=== Given material ===
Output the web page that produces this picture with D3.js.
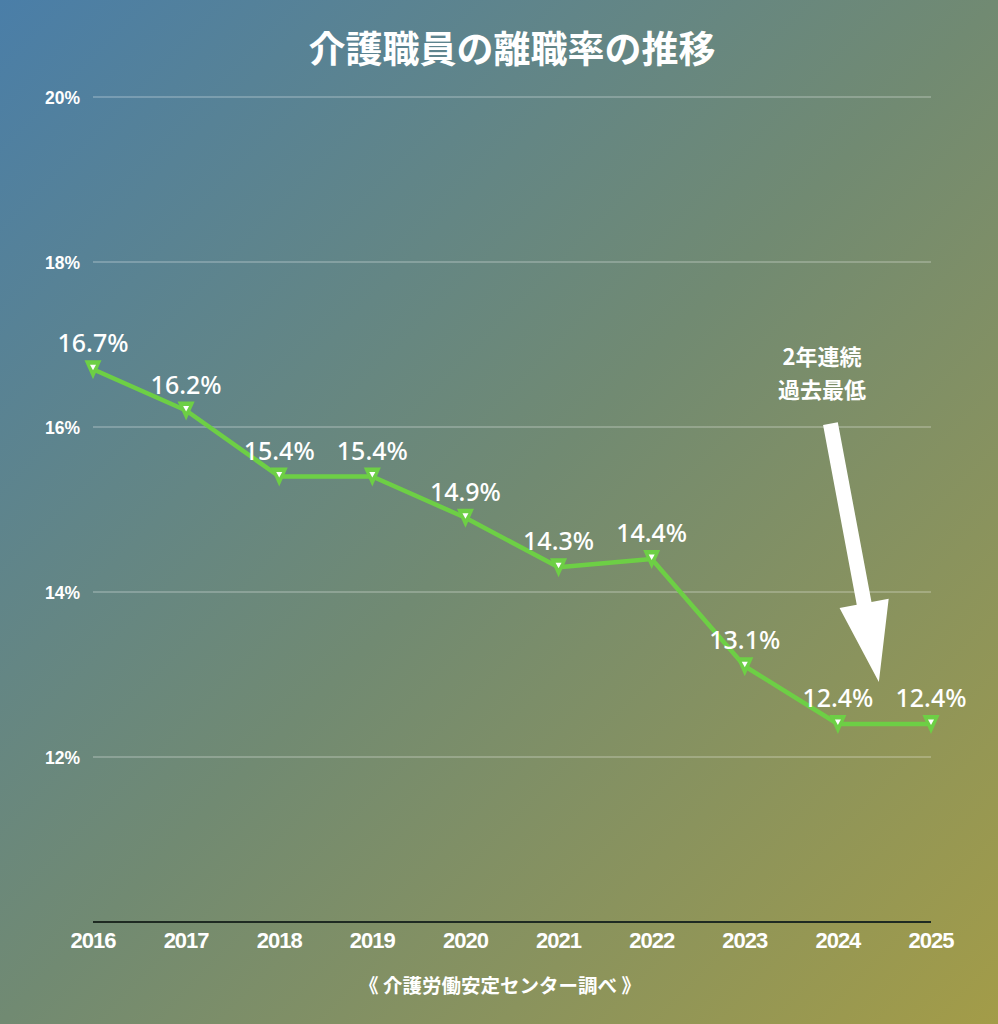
<!DOCTYPE html>
<html><head><meta charset="utf-8">
<script src="https://cdn.jsdelivr.net/npm/d3@7"></script>
<style>html,body{margin:0;padding:0;overflow:hidden;background:#6f8a72}</style>
</head><body>
<script>
const years = ["2016","2017","2018","2019","2020","2021","2022","2023","2024","2025"];
const rates = [16.7,16.2,15.4,15.4,14.9,14.3,14.4,13.1,12.4,12.4];
const yTicks = [12,14,16,18,20];
const titleText = "介護職員の離職率の推移";
const sourceText = "《 介護労働安定センター調べ 》";
const noteLines = ["2年連続","過去最低"];
const arrowFrom = [7.92, 16.04];  // index-space x, value y
const arrowTo = [8.44, 12.91];

const W = 998, H = 1024;
const svg = d3.select("body").append("svg").attr("width", W).attr("height", H);
const defs = svg.append("defs");
const grad = defs.append("linearGradient").attr("id","bg").attr("x1","0").attr("y1","0").attr("x2","1").attr("y2","1");
grad.append("stop").attr("offset","0").attr("stop-color","#4a7ea8");
grad.append("stop").attr("offset","0.5").attr("stop-color","#718a72");
grad.append("stop").attr("offset","1").attr("stop-color","#a39c48");
svg.append("rect").attr("width",W).attr("height",H).attr("fill","url(#bg)");

const x = d3.scaleLinear().domain([0, years.length-1]).range([93, 931]);
const y = d3.scaleLinear().domain([10, 20]).range([922, 97]);

const jp = "'Noto Sans CJK JP','Noto Sans',sans-serif";
const sans = "'Liberation Sans',Arial,Helvetica,sans-serif";

// title
svg.append("text").attr("x", 512).attr("y", 63).attr("text-anchor","middle")
  .attr("fill","#fff").attr("font-family", jp).attr("font-weight",700).attr("font-size",37)
  .text(titleText);

// grid
const g = svg.append("g");
g.selectAll("line.grid").data(yTicks).join("line").attr("class","grid")
  .attr("x1", x(0)).attr("x2", x(years.length-1))
  .attr("y1", d=>y(d)).attr("y2", d=>y(d))
  .attr("stroke","rgba(255,255,255,0.45)").attr("stroke-width",1);
g.selectAll("text.ytick").data(yTicks).join("text").attr("class","ytick")
  .attr("x", 80).attr("y", d=>y(d)+6.5).attr("text-anchor","end")
  .attr("fill","#fff").attr("font-family",sans).attr("font-weight",700).attr("font-size",17.5)
  .text(d=>d+"%");

// baseline axis
g.append("line").attr("x1", x(0)).attr("x2", x(years.length-1)).attr("y1", y(10)).attr("y2", y(10))
  .attr("stroke","#1e2a22").attr("stroke-width",2);
g.selectAll("text.xtick").data(years).join("text").attr("class","xtick")
  .attr("x",(d,i)=>x(i)).attr("y", 948).attr("text-anchor","middle")
  .attr("fill","#fff").attr("font-family",sans).attr("font-weight",700).attr("font-size",22)
  .attr("letter-spacing",-1)
  .text(d=>d);

// line
const line = d3.line().x((d,i)=>x(i)).y(d=>y(d));
svg.append("path").datum(rates).attr("d", line).attr("fill","none")
  .attr("stroke","#6dcf45").attr("stroke-width",4.5).attr("stroke-linejoin","round");

// markers
const mk = svg.selectAll("g.mk").data(rates).join("g").attr("class","mk")
  .attr("transform",(d,i)=>`translate(${x(i)},${y(d)})`);
mk.append("path").attr("d","M-8.5,-9 L8.5,-9 L0,10 Z").attr("fill","#6dcf45");
mk.append("path").attr("d","M-3,-4.5 L3,-4.5 L0,1 Z").attr("fill","#fff");

// value labels
svg.selectAll("text.val").data(rates).join("text").attr("class","val")
  .attr("x",(d,i)=>x(i)).attr("y",d=>y(d)-17).attr("text-anchor","middle")
  .attr("fill","#fff").attr("font-family","'Noto Sans','Open Sans',sans-serif").attr("font-weight",500).attr("font-size",25)
  .text(d=>d.toFixed(1)+"%");

// annotation
svg.selectAll("text.note").data(noteLines).join("text").attr("class","note")
  .attr("x", 822).attr("y",(d,i)=>365+i*33).attr("text-anchor","middle")
  .attr("fill","#fff").attr("font-family", jp).attr("font-weight",700).attr("font-size",22)
  .text(d=>d);

// arrow
const ax0 = x(arrowFrom[0]), ay0 = y(arrowFrom[1]), ax1 = x(arrowTo[0]), ay1 = y(arrowTo[1]);
const len = Math.hypot(ax1-ax0, ay1-ay0);
const ang = Math.atan2(ay1-ay0, ax1-ax0)*180/Math.PI;
const sw = 7.5, hw = 25, hl = 80;
svg.append("path")
  .attr("d", `M0,${-sw} L${len-hl},${-sw} L${len-hl},${-hw} L${len},0 L${len-hl},${hw} L${len-hl},${sw} L0,${sw} Z`)
  .attr("fill","#fff")
  .attr("transform", `translate(${ax0},${ay0}) rotate(${ang})`);

// source
svg.append("text").attr("x", 500).attr("y", 993).attr("text-anchor","middle")
  .attr("fill","#fff").attr("font-family", jp).attr("font-weight",700).attr("font-size",19.5)
  .text(sourceText);
</script>
</body></html>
===
__Short exercise__: Restate exactly, please, only the lines between the start of the data and the line containing "const arrowTo = [8.44, 12.91];", both ends included, skipping the pictures.

__Exercise output__:
Output the web page that produces this picture with D3.js.
<!DOCTYPE html>
<html><head><meta charset="utf-8">
<script src="https://cdn.jsdelivr.net/npm/d3@7"></script>
<style>html,body{margin:0;padding:0;overflow:hidden;background:#6f8a72}</style>
</head><body>
<script>
const years = ["2016","2017","2018","2019","2020","2021","2022","2023","2024","2025"];
const rates = [16.7,16.2,15.4,15.4,14.9,14.3,14.4,13.1,12.4,12.4];
const yTicks = [12,14,16,18,20];
const titleText = "介護職員の離職率の推移";
const sourceText = "《 介護労働安定センター調べ 》";
const noteLines = ["2年連続","過去最低"];
const arrowFrom = [7.92, 16.04];  // index-space x, value y
const arrowTo = [8.44, 12.91];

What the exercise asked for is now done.